Martin Teschl, who works with Archer as the technology commercialization and liaison officer at the Cornell Center for Technology, Enterprise, and Commercialization (CCTEC), believes the company has a clever approach to making it in the market. “Their strategy is a wise one,” he said. “They don’t want to be a battery manufacturer, which requires a lot of capital, so they focus on the materials part of it, and supply to battery companies, which makes them more flexible. They can then do this on a smaller scale, address smaller niche applications, and it doesn't require a lot of up start up.”
“Today even skeptics in the field will tell you that the results that we’ve obtained in Li-S battery are still the best in the world in terms of their performance,” said Archer. The company not only benefits from NOHMS’ electrolytes’ improved efficiency, but also from the fact that the material increases the safety of the batteries dramatically, (current lithium-ion batteries tend to be flammable).
While the spin-off company is focusing on LI-S batteries, members of Archer’s lab are investigating the potential of the more complicated lithium-oxygen and lithium-CO2 batteries. “I anticipate in the next decade or so, one of these two technologies will probably be ready,” said Archer.
Long-term goals of research
Since NOHMS Technologies’ initial success, the company has grown and evolved, leaving Ithaca to take root in two different locations, Rochester, N.Y. and Lexington, Ky. Moganty, Navaneedhakrishan, and Yang, who started in Archer’s lab at Cornell, have all since moved on to work for NOHMS Technologies in various research capacities. The transition from academia to a commercial company “opens one to a lot of new challenges,” says Yang, but has proved exciting. He and his fellow engineers are working on “materials which will make batteries last much longer, weigh much less, and have extended lifespan.” These efforts have caught the attention of many federal agencies, including the U.S. Air Force and the Defense Advanced Research Projects Agency, with projects to create mobile batteries and remote charging units. The company is also in talks to develop materials for military radios and cell phones. “The final frontier is, of course, batteries for electric vehicles,” said Nathan Ball, the company’s CEO. “We’ve gotten some support and interest from one of the top three electric vehicle battery companies.”
Archer’s goals for his research are pretty basic. “I want to understand NOHMs, period,” he says. “We have vignettes of what they are, what they do. But I want to understand where they belong. When I say the word ‘polymers,’ even persons without a detailed understanding of what they are generally understand what a polymer is, they have a feeling for that-they know they're in a rubber band, and so on. When I say 'NOHMs' people ask, what are those? So that is a goal for my lab-to fundamentally understand NOHMs so we can rigorously position these exciting materials alongside other technological giants such as polymers and colloids that dominate today's materials landscape."

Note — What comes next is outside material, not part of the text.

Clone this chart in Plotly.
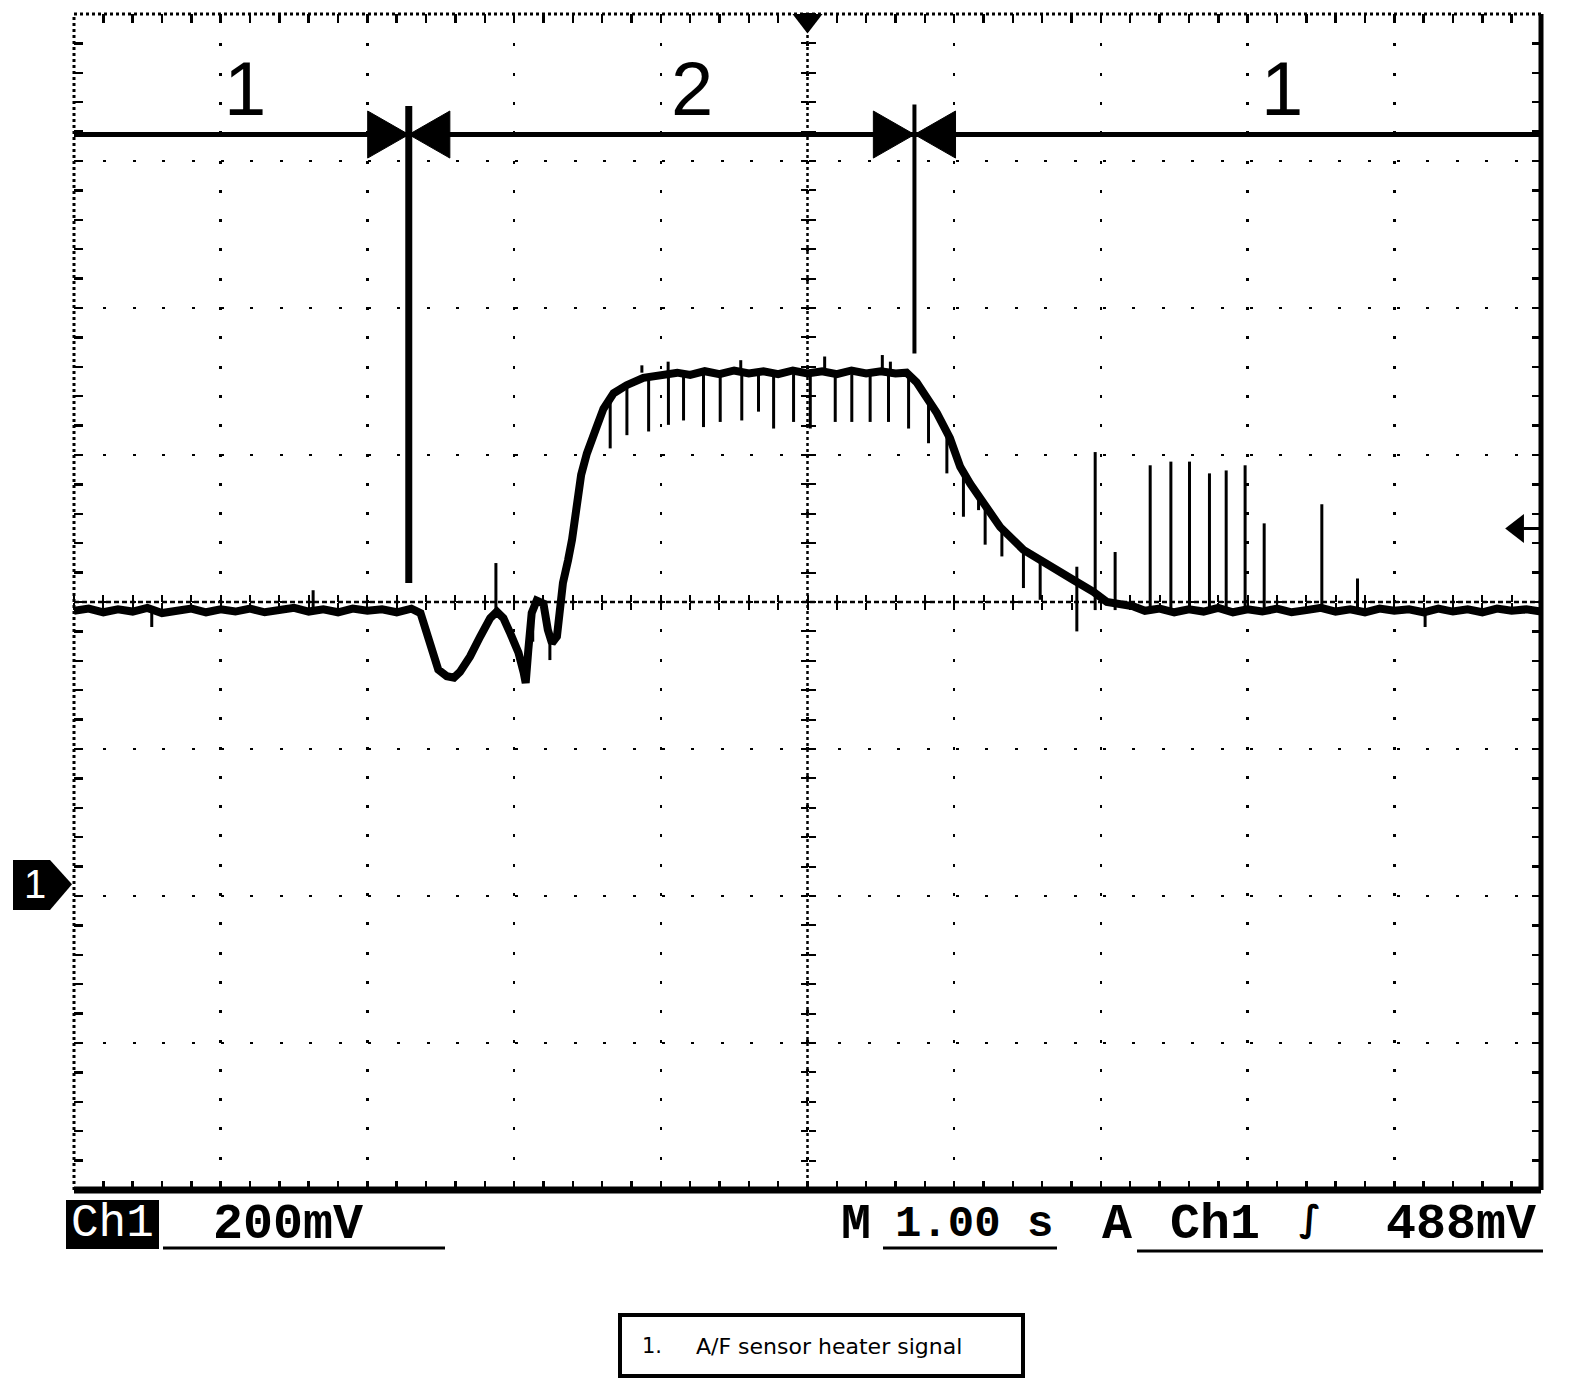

On the applications side, Archer notes that while they have a library of physical characteristics they can select from when designing NOHMs, the process lacks a ‘design rule.' His hope would be to emulate what’s known as the Dow Chemical six-day plan, in which a client can tell the chemical engineering giant that they want a novel polymer-based product with certain characteristics, and in a short six days Dow can tell that client what polymer to use and how to manufacture it. “There’s a lot of understanding, a lot of data, a lot of experience that has been built up, and the ability to design across materials chemistries,” Archer said. “That is where we want to get to.”
“His group has developed a material that has truly changed the industry,” says Ball. “We’re not working on something that’s an incremental change. It's truly a huge leap."